661 bottles produced
NAS (“Over two decades matured…”)
£5,500 (not including shipping…) (now sold out)
Nose: A real festive concoction on the nose with plenty of raisins, apricots, figs, sultanas coming through very powerfully; imagine a boozy Christmas cake. There’s a fair bit of sweetness too; I picked out some aniseed, bitter cherries and some coconut lingering around too.
Palate: Lots going on, as with the nose. It’s quite creamy, with an assortment of spicy crème brûlée, bitter dark chocolate and creamy sticky toffee pudding. There’s still some festiveness remaining from the nose with stewed apples and spicy Christmas pudding. There’s a slight hint of some spice too, with black pepper providing the warmth.
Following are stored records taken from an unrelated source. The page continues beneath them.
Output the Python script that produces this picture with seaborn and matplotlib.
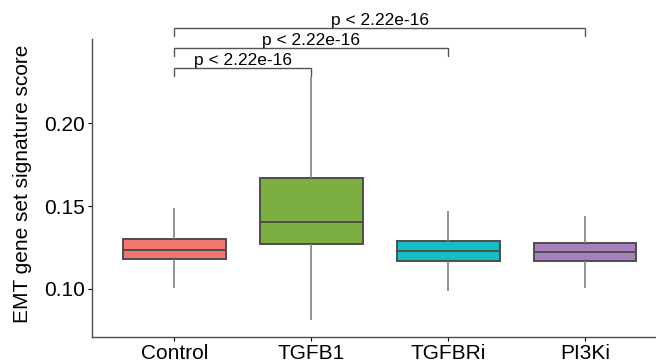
import numpy as np
import pandas as pd
import matplotlib
matplotlib.use("Agg")
import matplotlib.pyplot as plt
import seaborn as sns

# ---- data (five-number summaries: min, Q1, median, Q3, max)
groups = ["Control", "TGFB1", "TGFBRi", "PI3Ki"]
control_vals = [0.1006, 0.1178, 0.1234, 0.1300, 0.1486]
tgfb1_vals = [0.0811, 0.1268, 0.1405, 0.1667, 0.2282]
tgfbri_vals = [0.0988, 0.1167, 0.1226, 0.1288, 0.1470]
pi3ki_vals = [0.1002, 0.1167, 0.1220, 0.1278, 0.1440]
colors = ["#F2766F", "#7BAF41", "#13BEC4", "#A67FBD"]
comparisons = [("Control", "TGFB1"), ("Control", "TGFBRi"), ("Control", "PI3Ki")]
p_labels = ["p < 2.22e-16", "p < 2.22e-16", "p < 2.22e-16"]
y_label = "EMT gene set signature score"
y_ticks = [0.10, 0.15, 0.20]
y_ticklabels = ["0.10", "0.15", "0.20"]

values = [control_vals, tgfb1_vals, tgfbri_vals, pi3ki_vals]
df = pd.DataFrame({
    "group": np.repeat(groups, [len(v) for v in values]),
    "score": np.concatenate(values),
})

sns.set_theme(style="white")
plt.rcParams["font.family"] = ["Liberation Sans", "DejaVu Sans"]

W, H = 656, 362
fig = plt.figure(figsize=(W / 100, H / 100), dpi=100)
ax = fig.add_axes([92.3 / W, (H - 336.7) / H, (667.2 - 92.3) / W, (336.7 - 39.3) / H])

edge = "#4D4D4D"
sns.boxplot(data=df, x="group", y="score", hue="group", order=groups,
            hue_order=groups, palette=colors, legend=False, ax=ax,
            whis=(0, 100), showfliers=False, showcaps=False, width=0.75,
            linecolor=edge, linewidth=1.4, saturation=1,
            whiskerprops=dict(color="#808080", linewidth=1.2))

ax.set_xlim(-0.6, 3.6)
ax.set_ylim(0.0710, 0.2508)
ax.set_yticks(y_ticks)
ax.set_yticklabels(y_ticklabels)
ax.set_xlabel("")
ax.set_ylabel(y_label, fontsize=15, color="black")
ax.yaxis.set_label_coords(-0.105, 0.515)
ax.tick_params(axis="both", labelsize=15, colors="black", length=3,
               width=0.8, pad=2, left=True, bottom=True)
ax.tick_params(axis="y", pad=2.5)
for t in ax.get_xticklines() + ax.get_yticklines():
    t.set_color("#4D4D4D")

for s in ["top", "right"]:
    ax.spines[s].set_visible(False)
for s in ["left", "bottom"]:
    ax.spines[s].set_color("#4D4D4D")
    ax.spines[s].set_linewidth(1.0)

# significance brackets
ymax = max(max(v) for v in values)
step = 0.0121
for i, ((a, b), lab) in enumerate(zip(comparisons, p_labels)):
    xa, xb = groups.index(a), groups.index(b)
    yb = ymax + 0.005 + i * step
    tick = 0.0046
    ax.plot([xa, xa, xb, xb], [yb - tick, yb, yb, yb - tick], color="#555555",
            linewidth=1.0, clip_on=False, solid_joinstyle="miter")
    ax.annotate(lab, xy=((xa + xb) / 2, yb), xytext=(0, 0.5),
                textcoords="offset points", ha="center", va="bottom",
                fontsize=12.5, color="black", annotation_clip=False)

fig.savefig("out.png", dpi=100)
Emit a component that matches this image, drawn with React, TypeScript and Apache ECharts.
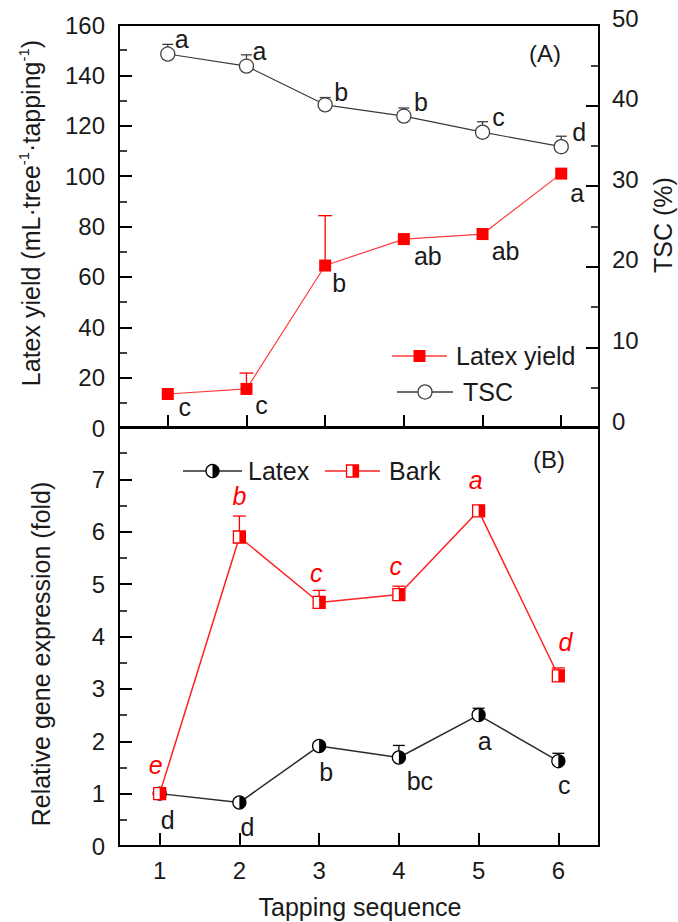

Finish: lacks a bit of depth to the finish; what I did get, I quite liked. There is, however, some heat generated with the spice, more creaminess and a touch of marzipan to finish.
Okay then. Honestly, the whiskey is good, but not amazing by any means, and certainly not enough to warrant spending €5,500. I’m not even sure it’s good enough to warrant a €150 price tag. I found it quite sweet in many areas and, therefore, a bit one dimensional. The spice offers up a bit of warmth, but the finish was just lacking. It’s pretty much what I would expect from some 21ish-year-old whiskies, maybe just slightly less.
I’ll go out on a limb here and say this. This whiskey is massively overpriced for what it is. Do not buy this whiskey if you are not a millionaire. There are far better, cheaper and valuable (if you are that way inclined) whiskies that you can buy for your hard-earned money and watch appreciate over time. If you are a millionaire, buy this whiskey, heck, get two! I get the feeling that the only people who will buy this are either incredibly ostentatious or buyers who aren’t relatively as affluent but are easily misled into buying something they believe to be worth the hype.
Personally, I don’t feel that what CIWC have done is wrong; all they need to do is sell a bottle of their Emerald Isle (which they have already done, but gave the money to charity….fair play), and they have won. They’ll sell more, and that’s great for them. I’ve loved having the opportunity to try something priced so high, but I’ll stick to my comparatively budget whiskies at the moment, thank you very much.
Score: In terms of the scoring guide and considering the price, the score reflects the highest that I could possibly go; it is drinkable, it’s not brilliant, as per the scoring guide. If, however, this was priced, say around €100, I’d probably give it a generous 5.